Détaché par Heuer, puis Longines en tant que responsable du chronométrage au sein de la Scuderia Ferrari de 1973 à fin 1986, le Vaudois Jean Campiche a côtoyé Mauro Forghieri durant 14 ans. «C’était un personnage exceptionnel, par son intelligence et l’étendue de ses qualités» relate Campiche. «Il a créé des moteurs, des châssis, des boites de vitesses, des suspensions, et cela veut tout dire. Des ingénieurs de cette dimension, on n’en trouve plus aujourd’hui!».

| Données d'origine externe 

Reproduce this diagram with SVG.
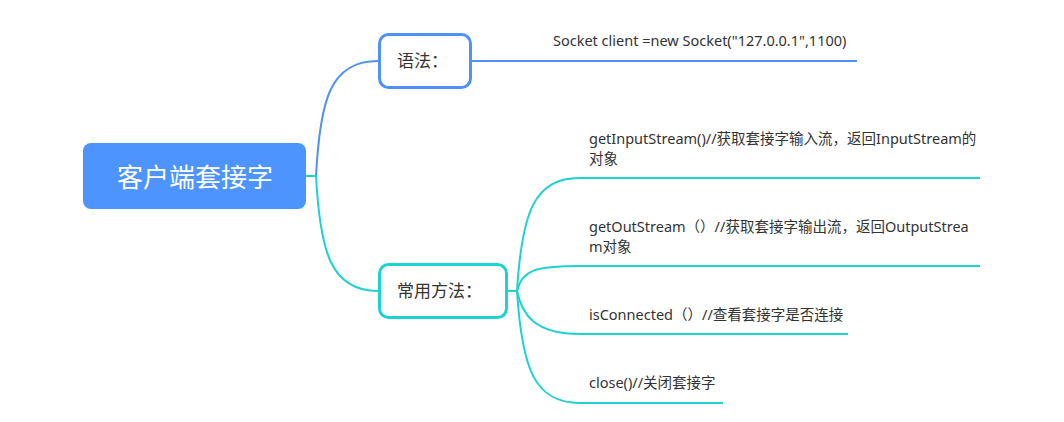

Corollaire incontournable, Mauro Forghieri avait aussi son caractère, «incroyablement fort, jusqu’à en être parfois buté» se souvient Jean Campiche. «Avec l’avènement des premières monoplaces à effet de sol, à la charnière des années 70-80, les Ferrari ne se distinguaient pas par leur tenue de route. Un jour, dans un Grand Prix d’Espagne je crois, il a quitté les boxes pour aller voir passer les voitures sur la piste. Quand il est revenu, j’ai entendu son téléphone au Commendatore, il lui disait: «Je dois parler avec les pilotes parce qu’ils empruntent de drôles de trajectoires». Il était tellement convaincu d’avoir raison qu’il ne démordait pas de ses idées. Je ne l’ai jamais entendu dire ‹peut-être›, mais c’est sans doute une qualité!».
Qualité de vie
Mauro Forghieri défendait toutes ses causes avec conviction, «et il ne fallait pas le contredire», sourit Jean Campiche. «Le paddock se souvient de lui pour ses éclats de voix, il parlait souvent très, très fort, et les décibels montaient vite quand on n’était pas d’accord avec lui. Toutefois, c’était très vite oublié. Il était incroyablement convivial, sympathique, et divertissant à l’extrême. Toujours de bonne humeur, aussi, dynamique, infatigable. Et très humain. C’est lui qui a poussé pour que les mécaniciens puissent manger autre chose que des sandwiches sur le pouce autour de la monoplace, conscient que la qualité de vie était importante pour faire du bon travail. C’était aussi un excellent manager, parce qu’il aimait bien les gens. Les pilotes l’appréciaient, et ça marchait, malgré ses coups de gueule…».